Restate the data word for word and leave the images out.

· · · · ·

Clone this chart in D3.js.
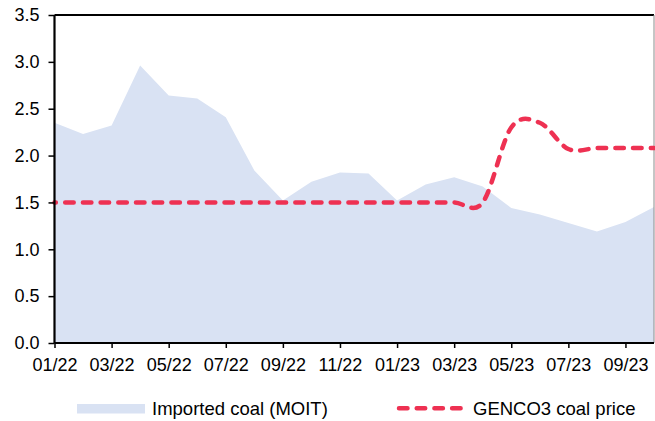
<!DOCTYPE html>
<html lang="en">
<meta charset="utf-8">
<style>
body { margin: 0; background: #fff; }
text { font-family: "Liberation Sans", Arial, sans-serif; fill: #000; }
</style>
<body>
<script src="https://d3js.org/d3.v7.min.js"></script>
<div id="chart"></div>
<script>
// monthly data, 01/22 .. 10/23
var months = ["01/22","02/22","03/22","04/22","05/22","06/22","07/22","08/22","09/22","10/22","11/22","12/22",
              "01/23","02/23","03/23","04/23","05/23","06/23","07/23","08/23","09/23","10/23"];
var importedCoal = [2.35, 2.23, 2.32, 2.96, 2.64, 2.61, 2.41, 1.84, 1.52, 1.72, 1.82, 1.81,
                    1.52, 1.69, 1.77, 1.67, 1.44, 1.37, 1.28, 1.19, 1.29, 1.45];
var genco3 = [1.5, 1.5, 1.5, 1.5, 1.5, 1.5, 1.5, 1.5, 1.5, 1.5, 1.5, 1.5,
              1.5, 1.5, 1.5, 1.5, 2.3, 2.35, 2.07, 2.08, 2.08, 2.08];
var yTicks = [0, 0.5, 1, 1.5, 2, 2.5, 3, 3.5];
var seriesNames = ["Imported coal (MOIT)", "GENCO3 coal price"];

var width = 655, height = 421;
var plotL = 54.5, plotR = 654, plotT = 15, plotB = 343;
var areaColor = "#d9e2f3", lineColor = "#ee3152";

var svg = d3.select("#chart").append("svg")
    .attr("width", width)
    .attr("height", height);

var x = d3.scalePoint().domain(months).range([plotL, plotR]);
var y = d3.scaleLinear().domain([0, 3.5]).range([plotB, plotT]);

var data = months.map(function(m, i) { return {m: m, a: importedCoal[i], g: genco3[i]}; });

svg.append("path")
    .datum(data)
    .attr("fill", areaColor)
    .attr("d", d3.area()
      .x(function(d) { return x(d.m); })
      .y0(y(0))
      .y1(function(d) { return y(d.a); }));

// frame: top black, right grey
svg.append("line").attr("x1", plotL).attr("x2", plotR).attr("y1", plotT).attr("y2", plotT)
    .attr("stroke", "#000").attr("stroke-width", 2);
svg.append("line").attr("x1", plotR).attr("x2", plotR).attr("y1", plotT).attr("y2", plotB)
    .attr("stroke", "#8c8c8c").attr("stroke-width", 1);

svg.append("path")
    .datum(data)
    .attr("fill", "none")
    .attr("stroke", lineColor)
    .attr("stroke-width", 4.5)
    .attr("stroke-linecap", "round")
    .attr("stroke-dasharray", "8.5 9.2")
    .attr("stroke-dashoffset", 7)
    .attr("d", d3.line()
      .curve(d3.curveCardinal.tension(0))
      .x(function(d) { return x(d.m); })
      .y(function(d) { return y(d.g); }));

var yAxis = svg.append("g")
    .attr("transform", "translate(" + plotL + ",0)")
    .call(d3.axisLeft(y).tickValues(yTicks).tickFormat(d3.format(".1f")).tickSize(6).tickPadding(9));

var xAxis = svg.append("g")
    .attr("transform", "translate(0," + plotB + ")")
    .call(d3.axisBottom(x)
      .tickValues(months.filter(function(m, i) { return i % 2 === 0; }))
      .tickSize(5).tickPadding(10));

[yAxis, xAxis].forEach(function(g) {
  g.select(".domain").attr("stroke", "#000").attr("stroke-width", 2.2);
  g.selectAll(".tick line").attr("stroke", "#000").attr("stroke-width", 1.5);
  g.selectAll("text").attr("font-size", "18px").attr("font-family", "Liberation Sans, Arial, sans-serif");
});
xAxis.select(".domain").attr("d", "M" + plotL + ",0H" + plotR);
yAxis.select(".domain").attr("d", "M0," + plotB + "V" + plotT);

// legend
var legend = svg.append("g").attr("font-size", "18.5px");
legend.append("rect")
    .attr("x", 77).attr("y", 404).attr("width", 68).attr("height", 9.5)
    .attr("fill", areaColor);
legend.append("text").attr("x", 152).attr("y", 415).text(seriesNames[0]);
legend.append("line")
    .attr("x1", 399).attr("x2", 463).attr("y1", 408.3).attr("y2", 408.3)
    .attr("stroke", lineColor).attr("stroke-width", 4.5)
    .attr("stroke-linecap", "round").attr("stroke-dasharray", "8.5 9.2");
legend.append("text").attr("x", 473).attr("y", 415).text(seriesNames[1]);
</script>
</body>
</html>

· · · · ·

Task solution:
Clone this chart in D3.js.
<!DOCTYPE html>
<html lang="en">
<meta charset="utf-8">
<style>
body { margin: 0; background: #fff; }
text { font-family: "Liberation Sans", Arial, sans-serif; fill: #000; }
</style>
<body>
<script src="https://d3js.org/d3.v7.min.js"></script>
<div id="chart"></div>
<script>
// monthly data, 01/22 .. 10/23
var months = ["01/22","02/22","03/22","04/22","05/22","06/22","07/22","08/22","09/22","10/22","11/22","12/22",
              "01/23","02/23","03/23","04/23","05/23","06/23","07/23","08/23","09/23","10/23"];
var importedCoal = [2.35, 2.23, 2.32, 2.96, 2.64, 2.61, 2.41, 1.84, 1.52, 1.72, 1.82, 1.81,
                    1.52, 1.69, 1.77, 1.67, 1.44, 1.37, 1.28, 1.19, 1.29, 1.45];
var genco3 = [1.5, 1.5, 1.5, 1.5, 1.5, 1.5, 1.5, 1.5, 1.5, 1.5, 1.5, 1.5,
              1.5, 1.5, 1.5, 1.5, 2.3, 2.35, 2.07, 2.08, 2.08, 2.08];
var yTicks = [0, 0.5, 1, 1.5, 2, 2.5, 3, 3.5];
var seriesNames = ["Imported coal (MOIT)", "GENCO3 coal price"];

var width = 655, height = 421;
var plotL = 54.5, plotR = 654, plotT = 15, plotB = 343;
var areaColor = "#d9e2f3", lineColor = "#ee3152";

var svg = d3.select("#chart").append("svg")
    .attr("width", width)
    .attr("height", height);

var x = d3.scalePoint().domain(months).range([plotL, plotR]);
var y = d3.scaleLinear().domain([0, 3.5]).range([plotB, plotT]);

var data = months.map(function(m, i) { return {m: m, a: importedCoal[i], g: genco3[i]}; });

svg.append("path")
    .datum(data)
    .attr("fill", areaColor)
    .attr("d", d3.area()
      .x(function(d) { return x(d.m); })
      .y0(y(0))
      .y1(function(d) { return y(d.a); }));

// frame: top black, right grey
svg.append("line").attr("x1", plotL).attr("x2", plotR).attr("y1", plotT).attr("y2", plotT)
    .attr("stroke", "#000").attr("stroke-width", 2);
svg.append("line").attr("x1", plotR).attr("x2", plotR).attr("y1", plotT).attr("y2", plotB)
    .attr("stroke", "#8c8c8c").attr("stroke-width", 1);

svg.append("path")
    .datum(data)
    .attr("fill", "none")
    .attr("stroke", lineColor)
    .attr("stroke-width", 4.5)
    .attr("stroke-linecap", "round")
    .attr("stroke-dasharray", "8.5 9.2")
    .attr("stroke-dashoffset", 7)
    .attr("d", d3.line()
      .curve(d3.curveCardinal.tension(0))
      .x(function(d) { return x(d.m); })
      .y(function(d) { return y(d.g); }));

var yAxis = svg.append("g")
    .attr("transform", "translate(" + plotL + ",0)")
    .call(d3.axisLeft(y).tickValues(yTicks).tickFormat(d3.format(".1f")).tickSize(6).tickPadding(9));

var xAxis = svg.append("g")
    .attr("transform", "translate(0," + plotB + ")")
    .call(d3.axisBottom(x)
      .tickValues(months.filter(function(m, i) { return i % 2 === 0; }))
      .tickSize(5).tickPadding(10));

[yAxis, xAxis].forEach(function(g) {
  g.select(".domain").attr("stroke", "#000").attr("stroke-width", 2.2);
  g.selectAll(".tick line").attr("stroke", "#000").attr("stroke-width", 1.5);
  g.selectAll("text").attr("font-size", "18px").attr("font-family", "Liberation Sans, Arial, sans-serif");
});
xAxis.select(".domain").attr("d", "M" + plotL + ",0H" + plotR);
yAxis.select(".domain").attr("d", "M0," + plotB + "V" + plotT);

// legend
var legend = svg.append("g").attr("font-size", "18.5px");
legend.append("rect")
    .attr("x", 77).attr("y", 404).attr("width", 68).attr("height", 9.5)
    .attr("fill", areaColor);
legend.append("text").attr("x", 152).attr("y", 415).text(seriesNames[0]);
legend.append("line")
    .attr("x1", 399).attr("x2", 463).attr("y1", 408.3).attr("y2", 408.3)
    .attr("stroke", lineColor).attr("stroke-width", 4.5)
    .attr("stroke-linecap", "round").attr("stroke-dasharray", "8.5 9.2");
legend.append("text").attr("x", 473).attr("y", 415).text(seriesNames[1]);
</script>
</body>
</html>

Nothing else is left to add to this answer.